Back in the early days of The Internet, when routers rode dinosaurs to work and nerds weren't cool, we wanted to signal to our network neighbours certain information about routes. To be fair, we still do. But, back then everyone had 16 bit ASNs, so there was a simple concept called 'communities'. This was a 32bit opaque value, that was traditionally split into two 16bit values. Conveniently, we were able to encode an "us" and a "them", and perform actions based on what our neighbours told us.
But, 16bits is pretty limiting. There could only be ~65'000 possible networks on The Internet total? Eeek. So, we created 32bit ASNs. 4 billion networks is seen as a quite reasonable limitation. However, you can't really encode a 32bit "us" and a 32bit "them" value into 32bits of total space. Something called "Extended Communities" was invented, but it tries to solve everything except the case of a 32bit ASN signalling to another 32bit ASN.

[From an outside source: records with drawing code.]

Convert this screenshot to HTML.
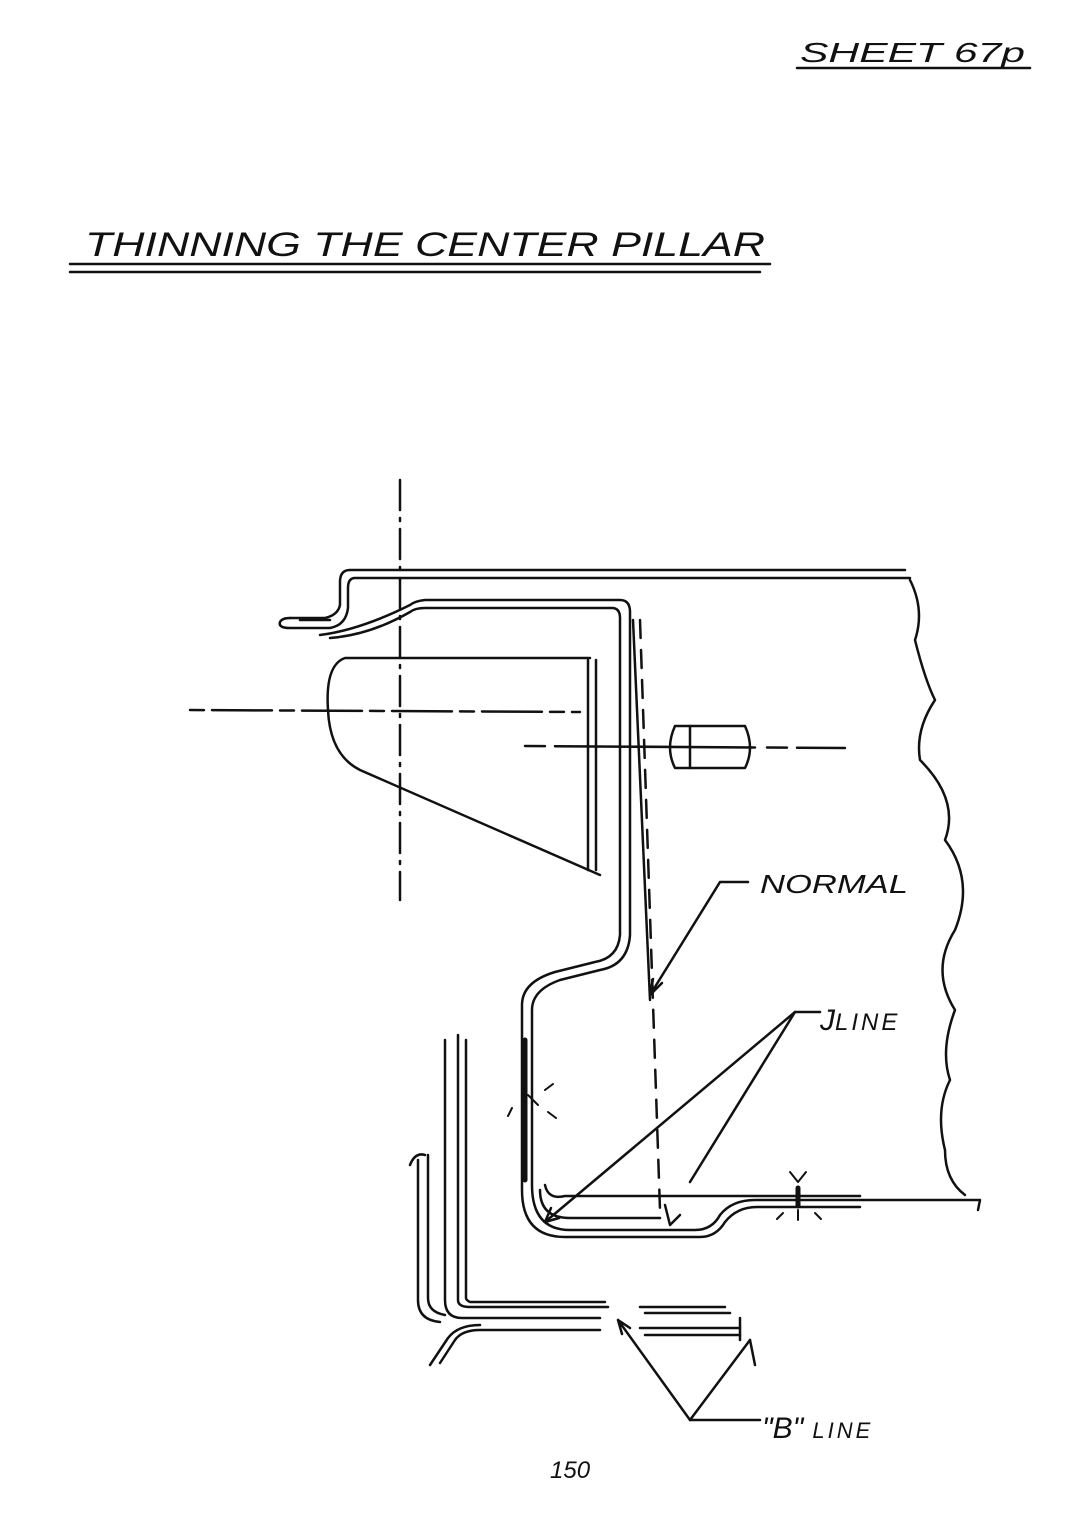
<!DOCTYPE html>
<html><head><meta charset="utf-8"><style>
html,body{margin:0;padding:0;background:#fff;}
svg{display:block}
text{font-family:"Liberation Sans",sans-serif;font-style:italic;fill:#111}
</style></head><body>
<svg width="1086" height="1517" viewBox="0 0 1086 1517" xmlns="http://www.w3.org/2000/svg">
<rect width="1086" height="1517" fill="#fff"/>
<g fill="none" stroke="#111" stroke-width="2.5" stroke-linecap="round" stroke-linejoin="round">
<line x1="797" y1="68" x2="1030" y2="68"/>
<line x1="70" y1="264" x2="770" y2="264"/>
<line x1="70" y1="272" x2="760" y2="272"/>
<line x1="400" y1="480" x2="400" y2="900" stroke-dasharray="30,8,3,8"/>
<path d="M905 570 H350 Q340 570 340 582 V605 Q338 615 325 618 H290"/>
<path d="M910 578 H355 Q348 578 348 588 V608 Q346 625 330 628 H290 Q278 628 280 622 Q282 618 290 618"/>
<path d="M300 620 H330"/>
<path d="M320 635 Q360 630 410 605 Q415 601 425 600 H620 Q630 600 630 612 V935 Q628 965 600 970 L560 980 Q532 990 532 1010 V1185 Q532 1230 570 1230 H695 Q712 1230 720 1215 Q732 1200 755 1200 H980 L978 1210"/>
<path d="M330 638 Q370 635 410 612 Q415 608 425 608 H612 Q620 608 620 618 V935 Q618 958 595 962 L555 972 Q522 982 522 1005 V1190 Q522 1237 565 1237 H700 Q716 1237 725 1222 Q737 1207 757 1207 H860"/>
<path d="M540 1190 Q540 1218 570 1218 H660"/>
<path d="M545 1185 Q548 1200 565 1196 H860"/>
<path d="M910 580 Q925 610 915 640 Q925 680 935 700 Q915 730 920 760 Q960 800 945 840 Q975 880 955 930 Q930 970 955 1010 Q940 1050 950 1080 Q935 1110 945 1150 Q945 1180 965 1195"/>
<path d="M590 658 H345 Q325 665 328 710 Q330 755 360 770 L600 875" />
<line x1="588" y1="660" x2="588" y2="870"/>
<line x1="596" y1="660" x2="596" y2="870"/>
<line x1="190" y1="710" x2="580" y2="712" stroke-dasharray="14,8,60,8"/>
<line x1="525" y1="746" x2="845" y2="748" stroke-dasharray="20,10,200,12"/>
<path d="M675 726 H745 Q755 748 745 768 H675 Q665 748 675 726 Z"/>
<line x1="690" y1="726" x2="690" y2="768"/>
<line x1="640" y1="620" x2="660" y2="1210" stroke-dasharray="18,12"/>
<line x1="633" y1="620" x2="650" y2="1000"/>
<path d="M748 882 H720 L650 995"/>
<path d="M650 995 l3 -16 m-3 16 l12 -12" />
<path d="M820 1012 H795 L545 1222"/>
<path d="M795 1012 L690 1182"/>
<path d="M545 1222 l6 -14 m-6 14 l14 -4"/>
<path d="M525 1040 V1180" stroke-width="5"/>
<path d="M528 1095 l10 10 M512 1108 l-4 8 M545 1090 l8 -6 M548 1112 l8 6" stroke-width="2"/>
<path d="M790 1172 l8 10 m0 0 l8 -10 M783 1213 l-6 6 M815 1213 l6 6 M798 1210 v10" stroke-width="2"/>
<path d="M798 1188 v18" stroke-width="5"/>
<path d="M665 1205 l5 20 l10 -10"/>
<path d="M445 1040 V1300 Q445 1318 462 1318 H600"/>
<path d="M458 1035 V1300 Q458 1307 470 1307 H608"/>
<path d="M466 1040 V1298 Q466 1300 470 1302 H605"/>
<path d="M418 1160 V1300 Q418 1320 440 1322"/>
<path d="M428 1155 V1298 Q428 1312 445 1315"/>
<path d="M410 1165 Q415 1152 425 1155"/>
<path d="M440 1363 L455 1340 Q462 1330 480 1330 H600"/>
<path d="M430 1365 L448 1338 Q458 1325 480 1325"/>
<path d="M640 1307 H725 M645 1313 H730 M640 1328 H740 M645 1335 H740" />
<line x1="740" y1="1318" x2="740" y2="1340"/>
<path d="M690 1420 L618 1320 M618 1320 l4 14 m-4 -14 l12 8"/>
<path d="M690 1420 L750 1340 M690 1420 H760"/>
<path d="M750 1340 L755 1365"/>
</g>
<text x="800" y="62" font-size="28" textLength="225" lengthAdjust="spacingAndGlyphs">SHEET 67p</text>
<text x="85" y="256" font-size="34" textLength="680" lengthAdjust="spacingAndGlyphs">THINNING THE CENTER PILLAR</text>
<text x="760" y="893" font-size="26" textLength="148" lengthAdjust="spacingAndGlyphs">NORMAL</text>
<text x="820" y="1030" font-size="30">J<tspan font-size="24" letter-spacing="3">LINE</tspan></text>
<text x="762" y="1438" font-size="30">"B"<tspan font-size="22" letter-spacing="3"> LINE</tspan></text>
<text x="550" y="1478" font-size="24">150</text>
</svg>
</body></html>
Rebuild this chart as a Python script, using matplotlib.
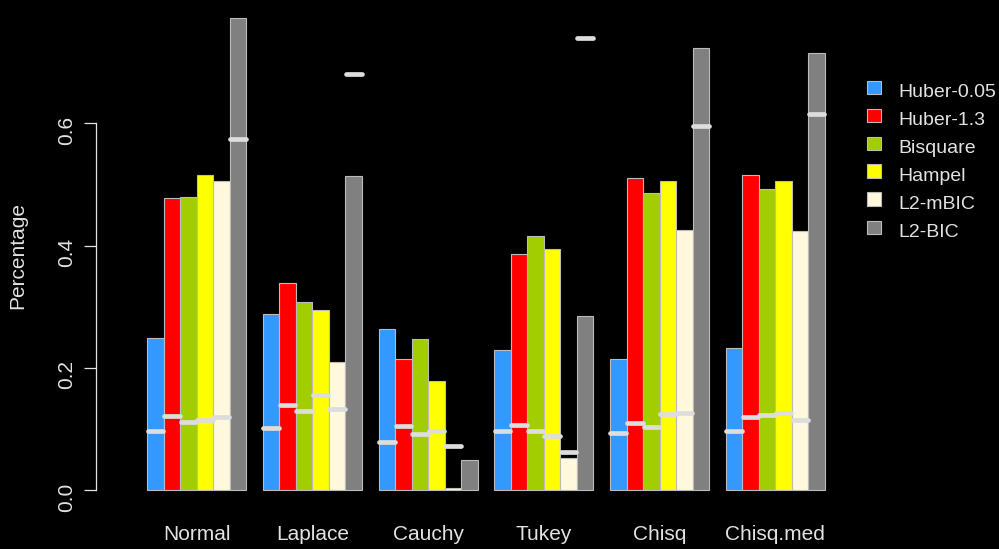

Enter Large Communities. This is 3 32bit values. The first one is the "owner" of the namespace. Normally, you would put in your own ASN, or the ASN that you wish to signal. The second two 32bit values are opaque and only have meaning from the originating operator, but normally people will use "myasn":"verb":"noun" Or "myasn":"noun":"verb". Either way, it fits very nicely.
Having previously ran a 32bit ASN, it became quickly obvious the lack of suitable communities was a critical problem. It was even the way to request an "old style" 16bit ASN from RIPE, "I need to use communities". Even the ability to say "do this to that ASN" was ugly, since you couldn't really communicate who the community was supposed to matter to. Clearly, we The Internet Community screwed up by not addressing this need earlier.
OpenBGPD in OpenBSD -current has support for Large Communities, and this will be available in the 6.1 release and later. This was based partially on a patch from Job Snijders, thanks!